In the Woods Hole video from 1985, a film clip from the submersible began at a large object nearly central between the bow and stern sections. My thought at the time was "coal bunker" because it was obviously large, had long fingers of heavy steel beams, and a vertical ladder on it. It was called an unknown navigation hazard on a 1992 expedition. The coal bunker on the forward keel section is gone as the keel section lies inverted on the ocean floor. I'll contend the coal bunkers broke off relatively intact and remain to be further documented. They didn't just break-up into little pieces.
The Tank Top
The Tank Top consists of the two keel sections documented in 2005, the Coal Bunkers section, and the base for the bow and stern sections. The double bottom is formed by the outer 1" (25mm) shell plate and the Tank Top, which was about half as thick. In all engine and boiler spaces there is an additional raised working floor above the tank top but this is generally not shown. The double bottom is 5'3" (1.6m) thick over its length except under the reciprocating engines where it thickens to 75" (1.9m). Within the double bottom are bilge tanks and ballast tanks to service and balance the ship.
The broken keel has a few non-straight edges resulting from the manner of fracture, but the Tank Top fractured more linearly along frame lines except for a couple of jogs.
The Aft Keel Section included the forward part of the engine bed plates, the forward low pressure cylinders of the engines, bulkhead K, and the 5 single ended boilers from boiler room 1.The engine bed plate remains attached to the keel section as it lies inverted on the ocean floor. All of the other items are scattered in the debris field.
The Forward Keel Section held only the Coal Bunker Section. The heavy steel walls and construction, plus the likelihood that at least the two halves of the bunker survived as units, warrant elevating the bunkers to an identifiable section. These sections also have diagonal support in the form of the ash ejector recesses built into the bunker walls and longitudinal beams inside the bunkers. Refer to some of the bunker construction details mentioned for G-deck above.

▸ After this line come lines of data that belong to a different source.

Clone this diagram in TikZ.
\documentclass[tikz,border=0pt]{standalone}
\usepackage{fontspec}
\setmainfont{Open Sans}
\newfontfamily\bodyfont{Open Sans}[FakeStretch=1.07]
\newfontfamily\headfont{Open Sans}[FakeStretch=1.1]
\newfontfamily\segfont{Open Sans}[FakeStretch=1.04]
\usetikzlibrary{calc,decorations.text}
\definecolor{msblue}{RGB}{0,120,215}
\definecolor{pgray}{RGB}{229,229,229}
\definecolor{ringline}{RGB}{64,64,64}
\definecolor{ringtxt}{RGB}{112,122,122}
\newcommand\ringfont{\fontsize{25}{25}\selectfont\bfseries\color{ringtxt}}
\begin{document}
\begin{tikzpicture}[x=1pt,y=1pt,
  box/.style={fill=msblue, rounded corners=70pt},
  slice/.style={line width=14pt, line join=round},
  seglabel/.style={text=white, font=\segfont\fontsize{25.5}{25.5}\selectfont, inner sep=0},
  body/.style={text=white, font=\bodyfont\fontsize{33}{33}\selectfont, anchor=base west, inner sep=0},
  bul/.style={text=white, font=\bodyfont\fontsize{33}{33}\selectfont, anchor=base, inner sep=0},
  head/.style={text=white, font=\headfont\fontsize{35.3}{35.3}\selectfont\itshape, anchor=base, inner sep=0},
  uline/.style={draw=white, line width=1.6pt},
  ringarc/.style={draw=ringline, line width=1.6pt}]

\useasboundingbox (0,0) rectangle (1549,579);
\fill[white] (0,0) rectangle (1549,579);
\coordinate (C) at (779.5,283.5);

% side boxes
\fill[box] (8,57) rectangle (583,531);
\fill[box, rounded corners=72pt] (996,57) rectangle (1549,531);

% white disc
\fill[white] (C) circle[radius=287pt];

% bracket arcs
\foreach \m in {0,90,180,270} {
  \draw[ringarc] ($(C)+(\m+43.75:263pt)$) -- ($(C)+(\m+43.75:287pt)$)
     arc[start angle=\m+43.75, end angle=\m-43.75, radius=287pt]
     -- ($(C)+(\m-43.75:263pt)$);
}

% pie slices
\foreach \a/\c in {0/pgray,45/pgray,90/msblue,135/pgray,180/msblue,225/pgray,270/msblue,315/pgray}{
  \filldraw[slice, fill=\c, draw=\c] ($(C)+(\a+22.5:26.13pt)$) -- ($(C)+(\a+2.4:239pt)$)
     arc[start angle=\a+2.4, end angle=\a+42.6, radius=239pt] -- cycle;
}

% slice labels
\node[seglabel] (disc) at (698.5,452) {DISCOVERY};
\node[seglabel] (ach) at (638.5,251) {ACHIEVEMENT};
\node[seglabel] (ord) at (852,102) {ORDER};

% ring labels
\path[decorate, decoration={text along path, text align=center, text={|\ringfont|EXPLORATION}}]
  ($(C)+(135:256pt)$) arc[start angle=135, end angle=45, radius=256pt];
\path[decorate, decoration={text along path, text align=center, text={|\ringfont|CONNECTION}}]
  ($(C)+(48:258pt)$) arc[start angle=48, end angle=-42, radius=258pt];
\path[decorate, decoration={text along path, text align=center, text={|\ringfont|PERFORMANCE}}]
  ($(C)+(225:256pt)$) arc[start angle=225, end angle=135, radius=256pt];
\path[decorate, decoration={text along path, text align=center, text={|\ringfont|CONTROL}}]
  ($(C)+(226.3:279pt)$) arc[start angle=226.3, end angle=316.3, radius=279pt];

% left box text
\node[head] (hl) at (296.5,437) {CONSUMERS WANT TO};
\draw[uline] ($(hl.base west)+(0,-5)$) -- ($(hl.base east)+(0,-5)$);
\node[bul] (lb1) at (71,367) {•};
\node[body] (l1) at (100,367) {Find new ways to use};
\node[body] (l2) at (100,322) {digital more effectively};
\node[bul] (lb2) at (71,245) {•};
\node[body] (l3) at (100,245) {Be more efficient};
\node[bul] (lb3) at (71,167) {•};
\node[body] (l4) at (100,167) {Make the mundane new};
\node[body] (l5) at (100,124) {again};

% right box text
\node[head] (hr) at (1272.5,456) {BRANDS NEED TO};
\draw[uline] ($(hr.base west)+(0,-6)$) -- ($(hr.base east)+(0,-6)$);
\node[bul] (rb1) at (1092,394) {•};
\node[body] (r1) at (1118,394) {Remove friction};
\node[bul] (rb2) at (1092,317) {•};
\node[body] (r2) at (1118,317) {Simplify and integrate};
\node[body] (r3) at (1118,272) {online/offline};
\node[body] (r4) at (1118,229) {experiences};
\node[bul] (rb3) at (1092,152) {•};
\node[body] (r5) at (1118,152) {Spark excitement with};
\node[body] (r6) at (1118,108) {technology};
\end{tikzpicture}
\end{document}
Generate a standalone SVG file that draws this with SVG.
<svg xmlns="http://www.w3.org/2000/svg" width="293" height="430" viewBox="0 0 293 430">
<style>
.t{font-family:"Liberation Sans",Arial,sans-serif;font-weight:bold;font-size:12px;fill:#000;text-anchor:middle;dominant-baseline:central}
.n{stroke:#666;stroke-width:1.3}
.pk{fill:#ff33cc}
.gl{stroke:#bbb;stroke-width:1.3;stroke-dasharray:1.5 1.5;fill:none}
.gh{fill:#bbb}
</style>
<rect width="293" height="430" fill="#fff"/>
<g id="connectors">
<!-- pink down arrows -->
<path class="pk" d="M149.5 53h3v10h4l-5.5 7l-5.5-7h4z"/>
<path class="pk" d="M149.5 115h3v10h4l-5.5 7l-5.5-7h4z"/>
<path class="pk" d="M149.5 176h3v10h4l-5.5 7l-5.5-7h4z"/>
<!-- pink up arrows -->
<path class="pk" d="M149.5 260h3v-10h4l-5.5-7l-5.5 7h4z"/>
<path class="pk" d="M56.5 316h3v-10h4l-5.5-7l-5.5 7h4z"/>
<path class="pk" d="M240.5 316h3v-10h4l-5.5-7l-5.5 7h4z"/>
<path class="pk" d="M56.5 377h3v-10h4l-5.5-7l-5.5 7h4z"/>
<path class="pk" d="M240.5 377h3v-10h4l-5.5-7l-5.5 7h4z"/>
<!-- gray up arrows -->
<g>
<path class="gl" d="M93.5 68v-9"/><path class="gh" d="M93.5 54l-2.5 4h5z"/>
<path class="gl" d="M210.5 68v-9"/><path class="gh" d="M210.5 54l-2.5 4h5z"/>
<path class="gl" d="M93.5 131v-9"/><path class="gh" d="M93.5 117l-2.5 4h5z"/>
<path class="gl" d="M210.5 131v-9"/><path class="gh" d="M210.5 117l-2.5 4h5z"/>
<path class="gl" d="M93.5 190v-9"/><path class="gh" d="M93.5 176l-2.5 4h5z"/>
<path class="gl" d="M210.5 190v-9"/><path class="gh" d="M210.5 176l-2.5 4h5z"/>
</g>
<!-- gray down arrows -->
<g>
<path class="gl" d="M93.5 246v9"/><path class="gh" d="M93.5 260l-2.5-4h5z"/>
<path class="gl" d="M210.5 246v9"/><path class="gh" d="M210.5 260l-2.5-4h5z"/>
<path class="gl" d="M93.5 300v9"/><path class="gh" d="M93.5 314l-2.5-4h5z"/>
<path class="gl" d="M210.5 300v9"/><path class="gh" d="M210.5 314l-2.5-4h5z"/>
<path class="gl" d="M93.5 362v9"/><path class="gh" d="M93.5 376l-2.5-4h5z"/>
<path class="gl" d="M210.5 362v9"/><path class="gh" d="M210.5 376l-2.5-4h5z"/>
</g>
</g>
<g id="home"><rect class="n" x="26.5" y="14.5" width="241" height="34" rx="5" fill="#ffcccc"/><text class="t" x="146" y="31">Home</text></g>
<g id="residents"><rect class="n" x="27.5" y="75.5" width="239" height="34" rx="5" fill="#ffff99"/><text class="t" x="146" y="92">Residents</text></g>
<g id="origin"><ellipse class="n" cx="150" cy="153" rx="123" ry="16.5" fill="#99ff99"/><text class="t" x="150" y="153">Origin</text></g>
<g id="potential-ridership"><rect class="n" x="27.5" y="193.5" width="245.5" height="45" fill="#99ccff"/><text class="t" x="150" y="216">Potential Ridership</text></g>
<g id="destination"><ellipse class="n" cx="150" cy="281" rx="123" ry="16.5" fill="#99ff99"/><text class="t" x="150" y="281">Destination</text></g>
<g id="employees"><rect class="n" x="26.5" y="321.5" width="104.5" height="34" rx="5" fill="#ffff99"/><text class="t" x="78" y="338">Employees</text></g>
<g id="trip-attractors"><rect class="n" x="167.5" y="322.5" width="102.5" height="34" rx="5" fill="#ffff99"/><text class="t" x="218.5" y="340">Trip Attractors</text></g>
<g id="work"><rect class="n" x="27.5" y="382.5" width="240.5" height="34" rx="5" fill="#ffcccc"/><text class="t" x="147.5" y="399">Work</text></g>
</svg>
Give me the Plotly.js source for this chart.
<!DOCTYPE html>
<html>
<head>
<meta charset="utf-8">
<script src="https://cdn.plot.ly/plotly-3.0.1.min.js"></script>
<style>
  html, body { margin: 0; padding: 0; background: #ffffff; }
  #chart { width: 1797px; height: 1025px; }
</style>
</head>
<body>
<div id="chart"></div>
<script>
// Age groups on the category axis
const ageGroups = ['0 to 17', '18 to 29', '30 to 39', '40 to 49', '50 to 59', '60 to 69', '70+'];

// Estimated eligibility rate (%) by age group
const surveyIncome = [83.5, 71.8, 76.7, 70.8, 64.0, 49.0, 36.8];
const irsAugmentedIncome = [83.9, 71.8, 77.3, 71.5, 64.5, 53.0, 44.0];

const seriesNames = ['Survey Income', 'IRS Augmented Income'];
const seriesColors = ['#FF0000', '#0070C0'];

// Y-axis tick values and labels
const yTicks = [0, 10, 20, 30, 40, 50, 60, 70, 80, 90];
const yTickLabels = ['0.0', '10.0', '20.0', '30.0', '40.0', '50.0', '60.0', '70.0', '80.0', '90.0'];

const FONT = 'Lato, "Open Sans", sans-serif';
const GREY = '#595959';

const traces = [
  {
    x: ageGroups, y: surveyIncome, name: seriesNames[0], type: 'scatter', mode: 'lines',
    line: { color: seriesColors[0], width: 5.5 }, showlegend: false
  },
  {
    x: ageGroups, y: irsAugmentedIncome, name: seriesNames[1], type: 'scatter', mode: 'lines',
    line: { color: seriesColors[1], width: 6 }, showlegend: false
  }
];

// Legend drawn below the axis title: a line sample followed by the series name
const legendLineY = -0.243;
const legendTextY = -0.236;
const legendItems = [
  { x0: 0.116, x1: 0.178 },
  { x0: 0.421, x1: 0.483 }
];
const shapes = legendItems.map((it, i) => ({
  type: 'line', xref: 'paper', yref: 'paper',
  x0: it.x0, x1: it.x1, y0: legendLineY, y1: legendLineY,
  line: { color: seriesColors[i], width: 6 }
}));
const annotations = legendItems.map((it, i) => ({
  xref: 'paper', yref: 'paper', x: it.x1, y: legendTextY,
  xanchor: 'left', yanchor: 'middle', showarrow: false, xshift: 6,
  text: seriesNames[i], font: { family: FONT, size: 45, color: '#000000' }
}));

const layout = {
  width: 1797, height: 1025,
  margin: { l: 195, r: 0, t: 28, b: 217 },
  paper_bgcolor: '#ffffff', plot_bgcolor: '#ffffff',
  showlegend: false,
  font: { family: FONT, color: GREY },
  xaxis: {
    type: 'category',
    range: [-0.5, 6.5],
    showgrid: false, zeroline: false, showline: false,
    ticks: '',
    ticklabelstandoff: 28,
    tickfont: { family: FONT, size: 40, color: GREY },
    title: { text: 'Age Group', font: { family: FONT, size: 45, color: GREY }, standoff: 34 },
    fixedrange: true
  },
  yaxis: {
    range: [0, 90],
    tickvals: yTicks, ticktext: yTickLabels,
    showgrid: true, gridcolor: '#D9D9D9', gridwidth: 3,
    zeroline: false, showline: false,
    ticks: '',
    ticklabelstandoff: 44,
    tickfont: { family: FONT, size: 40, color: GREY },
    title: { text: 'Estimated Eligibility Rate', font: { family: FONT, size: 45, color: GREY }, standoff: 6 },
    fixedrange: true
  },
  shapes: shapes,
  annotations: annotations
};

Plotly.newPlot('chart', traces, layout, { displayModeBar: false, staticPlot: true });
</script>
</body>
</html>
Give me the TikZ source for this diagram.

This profile map of the broken middle portion of Titanic helps to identify the major internal pieces of the puzzle in vertical space. It's particularly useful in mapping the energies needed to create the pieces. Red lines are added to highlight where some of the major steel walls found on the decks and other structures are located in side view.
A pattern starts to emerge from seeing all the sections in proximity to each other on the ship. The Forward Keel Section, the Coal Bunker Section, the Galley Deck Section, and the Forward Tower all form a column of steel through the uptakes. A number of steel boxes and honeycombs are oriented vertically. If the keel buckled and the two keel sections were forced upward slightly, the entire stack would likely move in unison.
A sudden shortening of the keel caused when the keel bucked would have different effects. Elements atop the after keel section would be dislodged if the Aft feel Section were forced up and we find all of those elements scattered in the debris field. With the upper shell plate forming a temporary "hinge" as the stern fell back to water, small portions of D-Deck and the partial decks below would buckle for a few feet.
Dislodging the Aft Tower and freeing B and C-decks to fold back on the stern would receive energy to do so from the action of the shell plate sides during the break-up process.
What's missing from this map of the broken middle portion of Titanic are the side plates. The critical driver to to understanding how the energies of the break-up propagated to create the pieces can only be fully explored and explained when the 2010 data on the nature of shell plate sections becomes available.